A harmonized dataset and exploratory non-destructive screening framework for characterizing physical and mechanical interrelationships in traditional heritage materials
摘要
Characterizing the mechanical and thermal properties of heterogeneous natural building materials, including traditional stones and earth-based composites, presents significant engineering challenges. This study proposes an exploratory non-destructive analytical framework to examine potential proxy relationships among physical, mechanical, and hygrothermal properties of traditional heritage materials. Because the dataset consists of seven aggregated material classes, the results should be interpreted as preliminary trends rather than validated predictive laws. Using a dataset covering seven aggregated material classes, the analysis suggests that porosity may serve as an exploratory indicator of compressive strength (R² = 0.62), while density shows a strong association with thermal conductivity (R² = 0.85). These relationships should be interpreted as dataset-specific trends rather than externally validated predictive models. Furthermore, Principal Component Analysis (PCA) was used as an exploratory dimensional-reduction tool to visualize broad material groupings associated with density, porosity, moisture absorption, and strength.

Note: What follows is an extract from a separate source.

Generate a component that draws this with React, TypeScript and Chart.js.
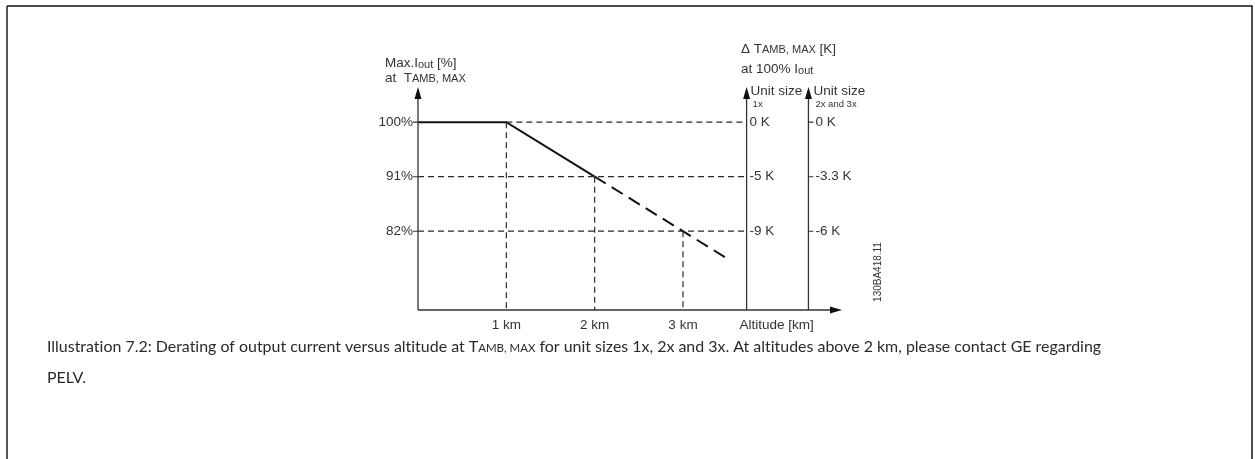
import React, { useEffect, useRef } from "react";
import { Chart, registerables } from "chart.js";

Chart.register(...registerables);

// ---- data ----
const DERATING_SOLID_KM = [0, 1, 2];
const DERATING_SOLID_PCT = [100, 100, 91];
const DERATING_DASHED_KM = [2, 3.5];
const DERATING_DASHED_PCT = [91, 77.5];

const LEVELS_PCT = [100, 91, 82];
const LEVEL_LABELS = ["100%", "91%", "82%"];
const LEVEL_START_KM = [1, 0, 0];
const DELTA_1X_LABELS = ["0 K", "-5 K", "-9 K"];
const DELTA_2X_LABELS = ["0 K", "-3.3 K", "-6 K"];

const KM_TICKS = [1, 2, 3];
const KM_LABELS = ["1 km", "2 km", "3 km"];
const KM_TICK_TOP_PCT = [100, 91, 82];

const AXIS_1X_KM = 3.72;
const AXIS_2X_KM = 4.42;
const X_MAX_KM = 4.8;
const Y_MIN_PCT = 69;
const Y_MAX_PCT = 105.8;

const CAPTION_A = "Illustration 7.2: Derating of output current versus altitude at T";
const CAPTION_SUB = "AMB, MAX";
const CAPTION_B = " for unit sizes 1x, 2x and 3x. At altitudes above 2 km, please contact GE regarding";
const CAPTION_LINE2 = "PELV.";

const LABEL_FONT = '"Liberation Sans", Arial, sans-serif';
const CAPTION_FONT = 'Lato, "Noto Sans", sans-serif';
const TEXT_COLOR = "#333";
const LINE_COLOR = "#2a2a2a";
const FS = 13.5;
const FS_SUB = 11;

type Part = { t: string; size: number; dy?: number };

// break "ti"/"fi" ligatures so caption reads like the reference
const noLig = (s: string) => s.replace(/([tf])([il])/g, "$1\u200C$2");

function drawParts(ctx: CanvasRenderingContext2D, x: number, y: number, parts: Part[], family: string) {
  let cx = x;
  for (const p of parts) {
    ctx.font = `${p.size}px ${family}`;
    ctx.fillText(p.t, cx, y + (p.dy || 0));
    cx += ctx.measureText(p.t).width;
  }
  return cx;
}

const overlay = {
  id: "overlay",
  afterDatasetsDraw(chart: any) {
    const ctx: CanvasRenderingContext2D = chart.ctx;
    const xs = chart.scales.x;
    const ys = chart.scales.y;
    const X = (v: number) => xs.getPixelForValue(v);
    const Y = (v: number) => ys.getPixelForValue(v);
    const x0 = X(0);
    const yb = Y(Y_MIN_PCT);
    const yt = Y(Y_MAX_PCT);
    const xe = X(X_MAX_KM);

    ctx.save();
    // frame
    ctx.strokeStyle = "#555";
    ctx.lineWidth = 2;
    ctx.beginPath();
    ctx.moveTo(7, 459);
    ctx.lineTo(7, 6);
    ctx.stroke();
    ctx.strokeStyle = "#111";
    ctx.lineWidth = 1.5;
    ctx.beginPath();
    ctx.moveTo(7, 6);
    ctx.lineTo(1252, 6);
    ctx.lineTo(1252, 459);
    ctx.stroke();

    // axes
    ctx.strokeStyle = "#333";
    ctx.fillStyle = "#111";
    ctx.lineWidth = 1.3;
    const vAxis = (px: number) => {
      ctx.beginPath();
      ctx.moveTo(px, yb);
      ctx.lineTo(px, yt + 10);
      ctx.stroke();
      ctx.beginPath();
      ctx.moveTo(px, yt);
      ctx.lineTo(px - 3.5, yt + 12);
      ctx.lineTo(px + 3.5, yt + 12);
      ctx.closePath();
      ctx.fill();
    };
    vAxis(x0);
    vAxis(X(AXIS_1X_KM));
    vAxis(X(AXIS_2X_KM));
    ctx.beginPath();
    ctx.moveTo(x0, yb);
    ctx.lineTo(xe - 10, yb);
    ctx.stroke();
    ctx.beginPath();
    ctx.moveTo(xe, yb);
    ctx.lineTo(xe - 12, yb - 3.5);
    ctx.lineTo(xe - 12, yb + 3.5);
    ctx.closePath();
    ctx.fill();

    // ticks
    ctx.lineWidth = 1.1;
    const x2 = X(AXIS_2X_KM);
    LEVELS_PCT.forEach((v) => {
      ctx.beginPath();
      ctx.moveTo(x0 - 5, Y(v));
      ctx.lineTo(x0, Y(v));
      ctx.moveTo(x2, Y(v));
      ctx.lineTo(x2 + 5, Y(v));
      ctx.stroke();
    });

    // tick labels
    ctx.fillStyle = TEXT_COLOR;
    ctx.font = `${FS}px ${LABEL_FONT}`;
    ctx.textBaseline = "middle";
    ctx.textAlign = "right";
    LEVELS_PCT.forEach((v, i) => ctx.fillText(LEVEL_LABELS[i], x0 - 5, Y(v)));
    ctx.textAlign = "left";
    const x1 = X(AXIS_1X_KM);
    LEVELS_PCT.forEach((v, i) => {
      ctx.fillText(DELTA_1X_LABELS[i], x1 + 3, Y(v));
      ctx.fillText(DELTA_2X_LABELS[i], x2 + 7, Y(v));
    });
    ctx.textAlign = "center";
    KM_TICKS.forEach((k, i) => ctx.fillText(KM_LABELS[i], X(k), yb + 15));
    ctx.fillText("Altitude [km]", X(AXIS_1X_KM) + 30, yb + 15);

    // axis titles
    ctx.textAlign = "left";
    drawParts(ctx, 385, 63, [
      { t: "Max.I", size: FS },
      { t: "out", size: FS_SUB, dy: 2 },
      { t: " [%]", size: FS },
    ], LABEL_FONT);
    drawParts(ctx, 385, 78, [
      { t: "at  T", size: FS },
      { t: "AMB, MAX", size: FS_SUB, dy: 0.8 },
    ], LABEL_FONT);
    drawParts(ctx, 741, 49, [
      { t: "Δ T", size: FS },
      { t: "AMB, MAX", size: FS_SUB, dy: 0.8 },
      { t: " [K]", size: FS },
    ], LABEL_FONT);
    drawParts(ctx, 741, 69, [
      { t: "at 100% I", size: FS },
      { t: "out", size: FS_SUB, dy: 2 },
    ], LABEL_FONT);
    drawParts(ctx, x1 + 4, 91, [{ t: "Unit size", size: FS }], LABEL_FONT);
    drawParts(ctx, x1 + 6, 104, [{ t: "1x", size: 9.5 }], LABEL_FONT);
    drawParts(ctx, x2 + 5, 91, [{ t: "Unit size", size: FS }], LABEL_FONT);
    drawParts(ctx, x2 + 7, 104, [{ t: "2x and 3x", size: 9.5 }], LABEL_FONT);

    // rotated code
    ctx.save();
    ctx.translate(878, 272);
    ctx.rotate(-Math.PI / 2);
    ctx.textAlign = "center";
    ctx.font = `10px ${LABEL_FONT}`;
    ctx.fillText("130BA418.11", 0, 0);
    ctx.restore();

    // caption
    ctx.fillStyle = "#2a2a2a";
    ctx.textAlign = "left";
    ctx.textBaseline = "alphabetic";
    const a = noLig(CAPTION_A);
    const b = noLig(CAPTION_B);
    const base = 14;
    ctx.font = `${base}px ${CAPTION_FONT}`;
    const wA = ctx.measureText(a).width + ctx.measureText(b).width;
    ctx.font = `${base * 0.72}px ${CAPTION_FONT}`;
    const wS = ctx.measureText(CAPTION_SUB).width;
    const size = (base * 1055) / (wA + wS);
    drawParts(ctx, 47, 352, [
      { t: a, size },
      { t: CAPTION_SUB, size: size * 0.72 },
      { t: b, size },
    ], CAPTION_FONT);
    ctx.font = `${size}px ${CAPTION_FONT}`;
    ctx.fillText(CAPTION_LINE2, 47, 383);
    ctx.restore();
  },
};

function pts(xs: number[], ys: number[]) {
  return xs.map((x, i) => ({ x, y: ys[i] }));
}

export default function App() {
  const ref = useRef<HTMLCanvasElement>(null);
  useEffect(() => {
    if (!ref.current) return;
    const guide = {
      borderColor: LINE_COLOR,
      borderWidth: 1.2,
      borderDash: [6, 4],
      pointRadius: 0,
      fill: false,
    };
    const datasets: any[] = [];
    LEVELS_PCT.forEach((v, i) => {
      datasets.push({ ...guide, data: [{ x: LEVEL_START_KM[i], y: v }, { x: AXIS_1X_KM, y: v }] });
    });
    KM_TICKS.forEach((k, i) => {
      datasets.push({ ...guide, data: [{ x: k, y: KM_TICK_TOP_PCT[i] }, { x: k, y: Y_MIN_PCT }] });
    });
    datasets.push({
      data: pts(DERATING_SOLID_KM, DERATING_SOLID_PCT),
      borderColor: "#111",
      borderWidth: 2,
      pointRadius: 0,
      tension: 0,
    });
    datasets.push({
      data: pts(DERATING_DASHED_KM, DERATING_DASHED_PCT),
      borderColor: "#111",
      borderWidth: 2,
      borderDash: [13, 7],
      pointRadius: 0,
      tension: 0,
    });
    const chart = new Chart(ref.current, {
      type: "line",
      data: { datasets },
      options: {
        responsive: false,
        animation: false,
        events: [],
        layout: { padding: { left: 418, right: 1255 - 842, top: 87, bottom: 459 - 310 } },
        scales: {
          x: { type: "linear", min: 0, max: X_MAX_KM, display: false },
          y: { type: "linear", min: Y_MIN_PCT, max: Y_MAX_PCT, display: false },
        },
        plugins: { legend: { display: false }, tooltip: { enabled: false } },
        datasets: { line: { clip: false } as any },
      } as any,
      plugins: [overlay],
    });
    return () => chart.destroy();
  }, []);
  return (
    <div style={{ position: "fixed", left: 0, top: 0, width: 1255, height: 459, background: "#fff" }}>
      <canvas ref={ref} width={1255} height={459} />
    </div>
  );
}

PC1 accounted for 82.7% of the variance within the analyzed dataset; however, this result should not be interpreted as a validated classification model because of the limited number of material classes. The present study does not implement a full HBIM or digital twin system. Instead, it proposes a conceptual pathway for future integration: (1) non-destructive measurement of porosity/density, (2) input into a material-property database, (3) assignment of material parameters to HBIM elements, (4) risk classification using PCA/clustering, and (5) visualization of vulnerable elements for conservation decision-making.